**Records**:
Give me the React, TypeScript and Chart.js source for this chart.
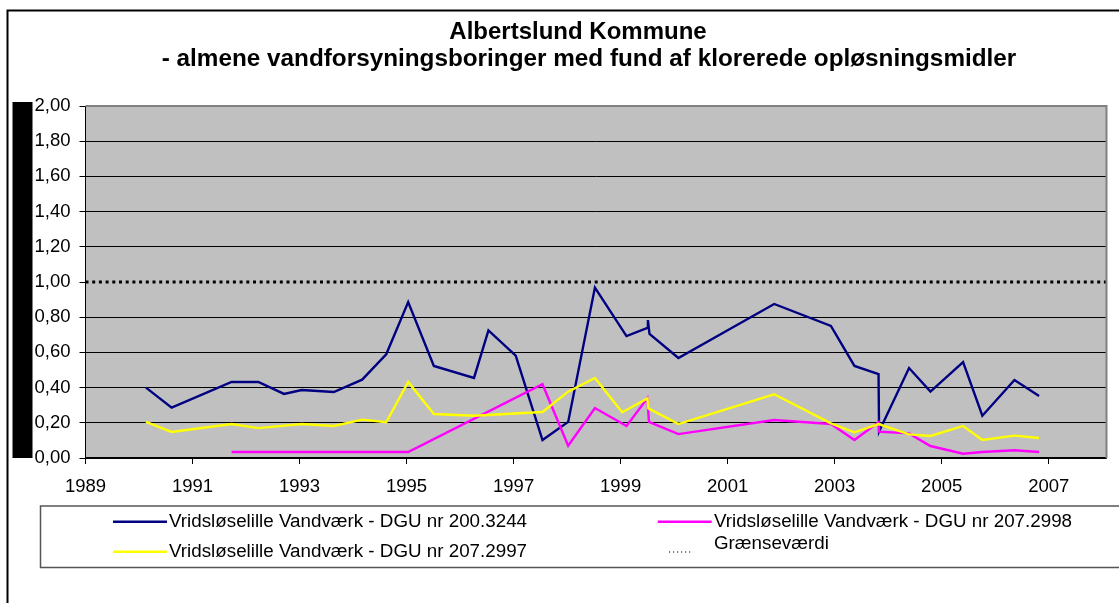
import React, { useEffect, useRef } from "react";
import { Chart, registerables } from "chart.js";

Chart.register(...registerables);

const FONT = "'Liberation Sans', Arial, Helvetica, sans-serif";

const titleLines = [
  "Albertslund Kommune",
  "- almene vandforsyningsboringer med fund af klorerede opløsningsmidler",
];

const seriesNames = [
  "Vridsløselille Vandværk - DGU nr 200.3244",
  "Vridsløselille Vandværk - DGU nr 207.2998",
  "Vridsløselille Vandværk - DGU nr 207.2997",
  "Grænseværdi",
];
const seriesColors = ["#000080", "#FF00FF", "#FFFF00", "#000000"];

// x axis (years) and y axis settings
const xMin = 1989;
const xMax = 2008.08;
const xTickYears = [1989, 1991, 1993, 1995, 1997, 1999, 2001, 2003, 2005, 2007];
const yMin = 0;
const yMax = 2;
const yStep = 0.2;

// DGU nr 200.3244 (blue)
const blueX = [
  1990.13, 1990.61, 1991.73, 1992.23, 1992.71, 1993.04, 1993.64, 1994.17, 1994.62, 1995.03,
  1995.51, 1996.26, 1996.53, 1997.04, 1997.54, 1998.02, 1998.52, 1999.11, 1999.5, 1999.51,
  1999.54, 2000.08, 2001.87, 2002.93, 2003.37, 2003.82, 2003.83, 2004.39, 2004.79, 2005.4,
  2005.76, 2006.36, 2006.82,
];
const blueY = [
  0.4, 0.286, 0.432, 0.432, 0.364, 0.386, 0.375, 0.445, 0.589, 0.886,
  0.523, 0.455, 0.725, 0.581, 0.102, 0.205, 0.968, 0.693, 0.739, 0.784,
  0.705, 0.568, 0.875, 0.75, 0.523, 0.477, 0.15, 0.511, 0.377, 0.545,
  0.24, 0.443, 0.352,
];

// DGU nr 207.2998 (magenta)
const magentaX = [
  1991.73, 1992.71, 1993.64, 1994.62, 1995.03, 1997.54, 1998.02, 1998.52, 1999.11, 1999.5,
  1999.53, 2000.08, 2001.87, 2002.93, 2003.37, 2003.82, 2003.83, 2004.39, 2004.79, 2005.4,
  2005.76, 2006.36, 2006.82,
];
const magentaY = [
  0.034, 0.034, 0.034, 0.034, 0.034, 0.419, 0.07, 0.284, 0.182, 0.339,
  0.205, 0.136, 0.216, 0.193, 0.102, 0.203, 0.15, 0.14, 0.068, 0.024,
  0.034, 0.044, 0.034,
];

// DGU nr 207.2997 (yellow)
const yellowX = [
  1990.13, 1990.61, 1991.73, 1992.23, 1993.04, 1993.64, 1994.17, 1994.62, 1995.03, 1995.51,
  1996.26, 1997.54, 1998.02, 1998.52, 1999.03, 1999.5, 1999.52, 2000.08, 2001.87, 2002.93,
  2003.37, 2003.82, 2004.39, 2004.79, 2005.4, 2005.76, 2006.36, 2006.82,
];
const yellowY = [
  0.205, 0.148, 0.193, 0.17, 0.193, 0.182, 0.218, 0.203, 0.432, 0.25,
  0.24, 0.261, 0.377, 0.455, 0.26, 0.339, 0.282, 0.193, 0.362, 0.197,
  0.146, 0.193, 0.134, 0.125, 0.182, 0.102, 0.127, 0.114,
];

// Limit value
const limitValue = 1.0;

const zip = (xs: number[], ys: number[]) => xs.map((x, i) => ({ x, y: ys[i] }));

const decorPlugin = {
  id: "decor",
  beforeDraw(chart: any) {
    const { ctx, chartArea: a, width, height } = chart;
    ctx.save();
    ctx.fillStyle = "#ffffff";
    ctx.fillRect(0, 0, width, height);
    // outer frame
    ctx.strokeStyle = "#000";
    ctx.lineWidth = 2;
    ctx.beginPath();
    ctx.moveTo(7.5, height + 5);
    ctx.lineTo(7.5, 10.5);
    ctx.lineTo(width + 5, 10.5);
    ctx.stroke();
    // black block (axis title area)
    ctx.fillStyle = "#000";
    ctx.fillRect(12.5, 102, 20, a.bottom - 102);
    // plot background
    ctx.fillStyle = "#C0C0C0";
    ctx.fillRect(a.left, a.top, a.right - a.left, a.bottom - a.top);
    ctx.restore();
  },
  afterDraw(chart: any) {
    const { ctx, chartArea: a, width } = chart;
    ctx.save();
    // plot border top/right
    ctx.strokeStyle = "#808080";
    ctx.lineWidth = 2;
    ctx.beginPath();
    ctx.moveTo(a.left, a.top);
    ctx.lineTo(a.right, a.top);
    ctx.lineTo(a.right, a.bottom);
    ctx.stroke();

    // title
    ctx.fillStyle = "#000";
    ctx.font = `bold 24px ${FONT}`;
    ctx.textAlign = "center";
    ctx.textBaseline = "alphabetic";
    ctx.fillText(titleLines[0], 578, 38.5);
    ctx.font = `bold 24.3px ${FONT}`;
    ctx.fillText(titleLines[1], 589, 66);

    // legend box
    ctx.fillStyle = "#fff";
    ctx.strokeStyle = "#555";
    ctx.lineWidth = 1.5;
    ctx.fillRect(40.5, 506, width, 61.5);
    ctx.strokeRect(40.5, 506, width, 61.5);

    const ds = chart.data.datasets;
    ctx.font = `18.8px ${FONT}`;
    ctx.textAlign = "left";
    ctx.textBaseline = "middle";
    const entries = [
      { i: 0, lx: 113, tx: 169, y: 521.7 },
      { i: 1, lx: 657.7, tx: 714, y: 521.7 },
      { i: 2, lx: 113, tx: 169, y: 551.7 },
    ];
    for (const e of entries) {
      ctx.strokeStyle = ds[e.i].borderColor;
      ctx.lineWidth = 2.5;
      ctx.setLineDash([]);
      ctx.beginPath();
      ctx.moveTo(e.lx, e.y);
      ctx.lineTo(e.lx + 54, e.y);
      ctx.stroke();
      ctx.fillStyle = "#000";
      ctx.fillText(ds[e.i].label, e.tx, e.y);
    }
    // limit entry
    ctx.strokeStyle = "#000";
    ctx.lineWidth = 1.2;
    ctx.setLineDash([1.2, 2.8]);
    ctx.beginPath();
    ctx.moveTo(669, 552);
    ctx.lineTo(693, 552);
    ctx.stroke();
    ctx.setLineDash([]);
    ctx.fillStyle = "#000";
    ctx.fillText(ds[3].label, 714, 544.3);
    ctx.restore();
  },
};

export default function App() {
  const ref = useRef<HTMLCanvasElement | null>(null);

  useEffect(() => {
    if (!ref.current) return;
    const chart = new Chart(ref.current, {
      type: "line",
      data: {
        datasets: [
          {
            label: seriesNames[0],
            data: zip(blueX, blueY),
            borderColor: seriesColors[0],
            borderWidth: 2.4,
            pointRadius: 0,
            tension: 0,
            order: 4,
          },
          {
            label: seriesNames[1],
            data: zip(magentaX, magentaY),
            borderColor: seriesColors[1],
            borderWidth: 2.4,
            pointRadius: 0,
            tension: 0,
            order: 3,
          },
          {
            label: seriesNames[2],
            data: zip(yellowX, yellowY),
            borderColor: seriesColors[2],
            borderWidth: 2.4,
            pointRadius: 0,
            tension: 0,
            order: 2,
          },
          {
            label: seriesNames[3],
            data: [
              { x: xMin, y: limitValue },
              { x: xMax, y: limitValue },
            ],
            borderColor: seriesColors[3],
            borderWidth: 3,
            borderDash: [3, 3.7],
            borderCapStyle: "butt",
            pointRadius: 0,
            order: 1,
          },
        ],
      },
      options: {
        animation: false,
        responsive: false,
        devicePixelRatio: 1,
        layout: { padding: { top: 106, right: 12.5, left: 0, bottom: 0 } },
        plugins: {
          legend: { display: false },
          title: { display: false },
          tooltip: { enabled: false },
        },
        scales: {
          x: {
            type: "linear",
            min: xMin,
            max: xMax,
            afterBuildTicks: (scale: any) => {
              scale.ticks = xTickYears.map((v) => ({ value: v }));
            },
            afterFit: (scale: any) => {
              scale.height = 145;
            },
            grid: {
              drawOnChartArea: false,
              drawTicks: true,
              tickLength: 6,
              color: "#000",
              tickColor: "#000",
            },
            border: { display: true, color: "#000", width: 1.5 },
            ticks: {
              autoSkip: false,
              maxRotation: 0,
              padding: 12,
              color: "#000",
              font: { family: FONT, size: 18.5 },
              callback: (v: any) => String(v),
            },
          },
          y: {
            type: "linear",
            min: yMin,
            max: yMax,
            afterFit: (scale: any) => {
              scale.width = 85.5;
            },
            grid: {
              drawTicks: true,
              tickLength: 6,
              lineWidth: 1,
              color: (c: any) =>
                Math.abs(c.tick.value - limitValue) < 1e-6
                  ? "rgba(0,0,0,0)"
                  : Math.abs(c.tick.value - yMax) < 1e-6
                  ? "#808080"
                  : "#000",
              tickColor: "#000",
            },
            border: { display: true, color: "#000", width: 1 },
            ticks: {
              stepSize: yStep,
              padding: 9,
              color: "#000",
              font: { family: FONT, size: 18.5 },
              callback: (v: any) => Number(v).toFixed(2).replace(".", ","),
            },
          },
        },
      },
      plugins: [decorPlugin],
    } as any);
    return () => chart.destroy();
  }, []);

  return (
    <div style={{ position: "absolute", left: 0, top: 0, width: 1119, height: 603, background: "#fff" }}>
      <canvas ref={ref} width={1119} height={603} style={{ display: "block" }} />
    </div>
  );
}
==
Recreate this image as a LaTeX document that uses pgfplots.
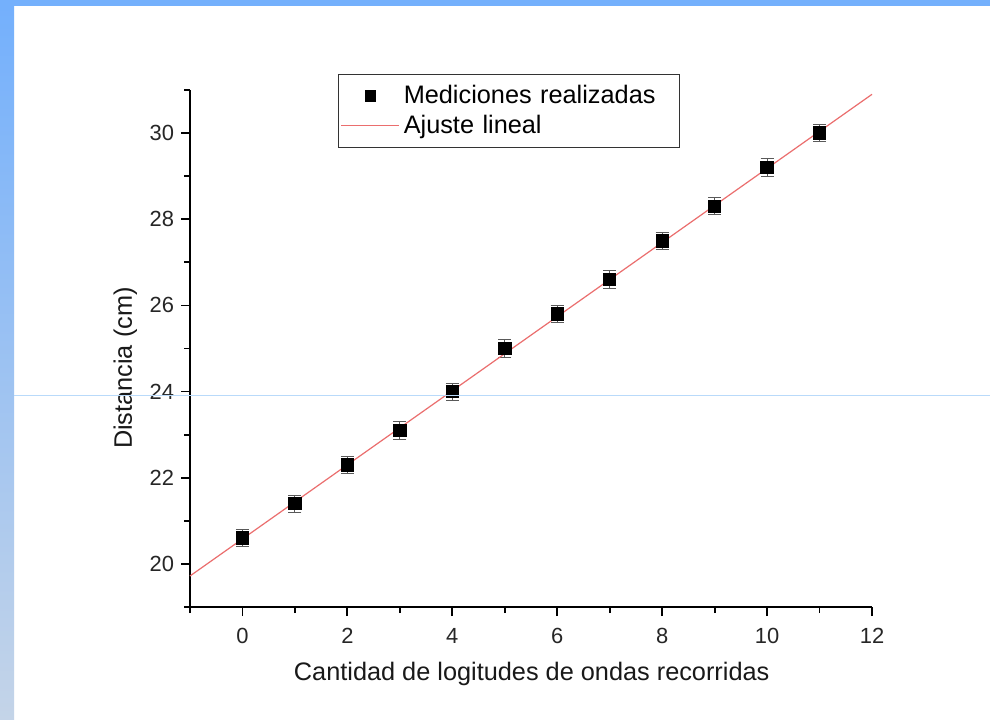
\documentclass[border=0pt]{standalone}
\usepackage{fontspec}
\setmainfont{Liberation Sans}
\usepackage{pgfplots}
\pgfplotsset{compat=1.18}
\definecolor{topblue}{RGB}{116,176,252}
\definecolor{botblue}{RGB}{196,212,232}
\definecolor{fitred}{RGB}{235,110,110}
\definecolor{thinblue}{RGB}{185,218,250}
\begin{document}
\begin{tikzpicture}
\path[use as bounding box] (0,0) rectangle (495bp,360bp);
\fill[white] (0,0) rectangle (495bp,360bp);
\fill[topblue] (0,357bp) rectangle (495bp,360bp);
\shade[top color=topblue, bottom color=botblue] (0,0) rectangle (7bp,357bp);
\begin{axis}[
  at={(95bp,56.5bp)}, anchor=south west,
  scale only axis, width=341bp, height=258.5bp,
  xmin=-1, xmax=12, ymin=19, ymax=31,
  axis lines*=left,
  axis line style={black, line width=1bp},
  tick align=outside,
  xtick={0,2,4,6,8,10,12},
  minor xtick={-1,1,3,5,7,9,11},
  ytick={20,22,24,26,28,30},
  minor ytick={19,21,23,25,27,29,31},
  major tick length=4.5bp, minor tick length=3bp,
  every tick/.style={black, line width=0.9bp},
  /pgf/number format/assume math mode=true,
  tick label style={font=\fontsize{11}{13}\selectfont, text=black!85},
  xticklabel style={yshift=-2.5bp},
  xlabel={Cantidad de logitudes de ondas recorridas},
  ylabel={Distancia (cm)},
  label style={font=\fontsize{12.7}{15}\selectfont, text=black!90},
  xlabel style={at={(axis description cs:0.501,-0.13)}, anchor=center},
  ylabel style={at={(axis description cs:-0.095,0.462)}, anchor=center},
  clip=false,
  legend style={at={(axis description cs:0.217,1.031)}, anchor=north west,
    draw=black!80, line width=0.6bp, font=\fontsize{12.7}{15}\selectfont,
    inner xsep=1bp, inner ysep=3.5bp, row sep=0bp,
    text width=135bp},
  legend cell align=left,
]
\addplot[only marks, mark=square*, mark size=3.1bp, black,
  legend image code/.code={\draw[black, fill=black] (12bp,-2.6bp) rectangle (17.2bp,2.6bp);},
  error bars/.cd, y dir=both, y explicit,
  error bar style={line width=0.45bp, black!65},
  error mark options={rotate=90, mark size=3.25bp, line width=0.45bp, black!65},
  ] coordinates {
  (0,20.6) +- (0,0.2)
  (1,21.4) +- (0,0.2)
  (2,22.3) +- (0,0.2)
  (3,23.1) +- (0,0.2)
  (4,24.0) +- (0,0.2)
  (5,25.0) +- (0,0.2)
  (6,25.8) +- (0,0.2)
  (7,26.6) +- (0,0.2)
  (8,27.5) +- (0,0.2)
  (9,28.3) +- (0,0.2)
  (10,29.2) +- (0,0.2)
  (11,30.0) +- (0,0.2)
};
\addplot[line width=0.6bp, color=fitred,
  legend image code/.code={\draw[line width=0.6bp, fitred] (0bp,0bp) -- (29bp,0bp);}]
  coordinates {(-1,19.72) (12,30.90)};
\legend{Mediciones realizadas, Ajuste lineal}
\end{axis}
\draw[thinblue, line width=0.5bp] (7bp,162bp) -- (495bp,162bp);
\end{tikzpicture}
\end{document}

**GOAL OF THE EXERCISE**:
Retype exactly the lines from the one with "Give me the" through the one with "const yStep = 0.2;", both included, and nothing else; leave out the pictures.

**REPLY TO THE TASK**:
Give me the React, TypeScript and Chart.js source for this chart.
import React, { useEffect, useRef } from "react";
import { Chart, registerables } from "chart.js";

Chart.register(...registerables);

const FONT = "'Liberation Sans', Arial, Helvetica, sans-serif";

const titleLines = [
  "Albertslund Kommune",
  "- almene vandforsyningsboringer med fund af klorerede opløsningsmidler",
];

const seriesNames = [
  "Vridsløselille Vandværk - DGU nr 200.3244",
  "Vridsløselille Vandværk - DGU nr 207.2998",
  "Vridsløselille Vandværk - DGU nr 207.2997",
  "Grænseværdi",
];
const seriesColors = ["#000080", "#FF00FF", "#FFFF00", "#000000"];

// x axis (years) and y axis settings
const xMin = 1989;
const xMax = 2008.08;
const xTickYears = [1989, 1991, 1993, 1995, 1997, 1999, 2001, 2003, 2005, 2007];
const yMin = 0;
const yMax = 2;
const yStep = 0.2;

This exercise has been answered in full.